--- begin ---

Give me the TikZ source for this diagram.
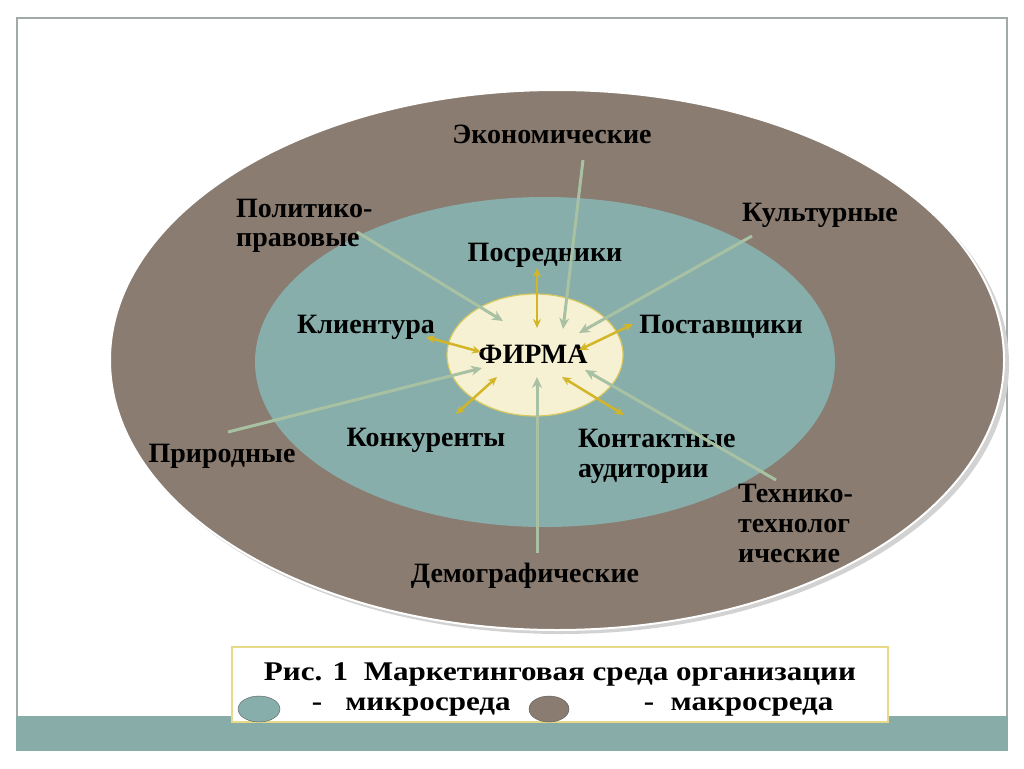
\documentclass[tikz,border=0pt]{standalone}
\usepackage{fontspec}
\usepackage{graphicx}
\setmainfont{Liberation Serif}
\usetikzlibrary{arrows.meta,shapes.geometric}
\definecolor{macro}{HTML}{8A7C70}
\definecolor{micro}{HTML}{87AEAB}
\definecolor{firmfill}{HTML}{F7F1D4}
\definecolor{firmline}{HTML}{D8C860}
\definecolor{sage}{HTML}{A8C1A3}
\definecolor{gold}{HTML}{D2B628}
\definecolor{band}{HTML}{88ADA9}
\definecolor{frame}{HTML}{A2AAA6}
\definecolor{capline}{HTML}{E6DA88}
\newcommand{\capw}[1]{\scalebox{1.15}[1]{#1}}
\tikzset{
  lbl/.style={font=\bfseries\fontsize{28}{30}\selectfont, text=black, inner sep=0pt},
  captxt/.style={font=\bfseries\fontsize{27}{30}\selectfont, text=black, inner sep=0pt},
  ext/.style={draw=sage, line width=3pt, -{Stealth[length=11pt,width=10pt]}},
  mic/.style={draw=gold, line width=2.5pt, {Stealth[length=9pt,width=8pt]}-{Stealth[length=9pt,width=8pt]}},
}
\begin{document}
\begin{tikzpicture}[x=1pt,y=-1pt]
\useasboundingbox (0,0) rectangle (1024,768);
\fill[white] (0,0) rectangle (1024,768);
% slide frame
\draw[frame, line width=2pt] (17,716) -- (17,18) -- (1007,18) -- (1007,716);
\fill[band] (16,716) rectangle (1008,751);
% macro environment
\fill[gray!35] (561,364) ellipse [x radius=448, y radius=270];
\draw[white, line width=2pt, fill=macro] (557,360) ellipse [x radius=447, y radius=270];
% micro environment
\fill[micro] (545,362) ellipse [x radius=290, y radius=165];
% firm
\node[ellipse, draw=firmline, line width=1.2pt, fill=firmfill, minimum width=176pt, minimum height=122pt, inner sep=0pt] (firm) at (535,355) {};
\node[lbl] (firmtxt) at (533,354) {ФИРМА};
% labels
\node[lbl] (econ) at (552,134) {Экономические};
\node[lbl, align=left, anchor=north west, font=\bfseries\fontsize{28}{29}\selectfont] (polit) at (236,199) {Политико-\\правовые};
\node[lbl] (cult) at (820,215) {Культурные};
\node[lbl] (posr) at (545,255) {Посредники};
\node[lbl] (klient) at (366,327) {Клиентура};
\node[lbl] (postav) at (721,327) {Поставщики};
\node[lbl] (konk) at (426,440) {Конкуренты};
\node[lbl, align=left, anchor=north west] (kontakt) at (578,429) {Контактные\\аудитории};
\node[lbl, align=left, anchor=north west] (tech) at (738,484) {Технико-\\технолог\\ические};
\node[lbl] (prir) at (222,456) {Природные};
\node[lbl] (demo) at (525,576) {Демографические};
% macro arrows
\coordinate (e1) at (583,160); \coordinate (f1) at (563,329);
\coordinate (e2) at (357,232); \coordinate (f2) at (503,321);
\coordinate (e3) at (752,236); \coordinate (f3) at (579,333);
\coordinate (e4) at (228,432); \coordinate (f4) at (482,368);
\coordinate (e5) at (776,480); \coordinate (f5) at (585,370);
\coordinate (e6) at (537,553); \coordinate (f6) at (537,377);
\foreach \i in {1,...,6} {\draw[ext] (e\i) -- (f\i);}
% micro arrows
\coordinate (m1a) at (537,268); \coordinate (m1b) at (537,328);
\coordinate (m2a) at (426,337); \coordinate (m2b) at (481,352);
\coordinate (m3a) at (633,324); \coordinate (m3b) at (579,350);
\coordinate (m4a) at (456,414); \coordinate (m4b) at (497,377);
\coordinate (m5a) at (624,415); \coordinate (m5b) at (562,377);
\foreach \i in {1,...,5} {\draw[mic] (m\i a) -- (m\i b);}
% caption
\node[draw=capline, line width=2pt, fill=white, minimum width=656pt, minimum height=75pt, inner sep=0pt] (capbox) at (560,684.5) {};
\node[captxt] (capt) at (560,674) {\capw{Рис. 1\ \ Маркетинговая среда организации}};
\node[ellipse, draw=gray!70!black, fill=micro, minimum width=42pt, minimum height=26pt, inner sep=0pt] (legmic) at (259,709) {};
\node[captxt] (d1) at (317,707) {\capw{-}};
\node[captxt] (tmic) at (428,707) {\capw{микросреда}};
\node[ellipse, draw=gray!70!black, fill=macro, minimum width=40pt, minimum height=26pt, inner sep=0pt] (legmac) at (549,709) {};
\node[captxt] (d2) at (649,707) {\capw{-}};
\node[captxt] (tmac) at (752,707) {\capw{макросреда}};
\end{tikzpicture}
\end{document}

--- end ---
--- begin ---

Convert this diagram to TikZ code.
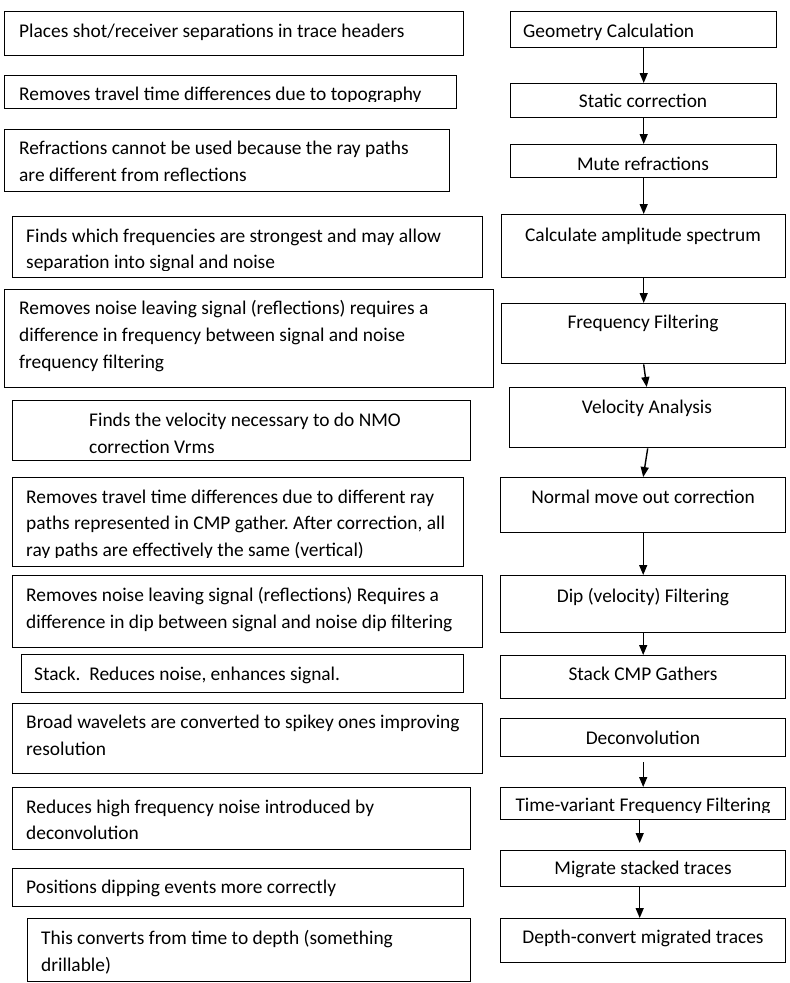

--- end ---

▸ The task
Copy every line of the data that holds the string "this".

▸ Answer to the exercise
Give me the TikZ source for this diagram.
Convert this diagram to TikZ code.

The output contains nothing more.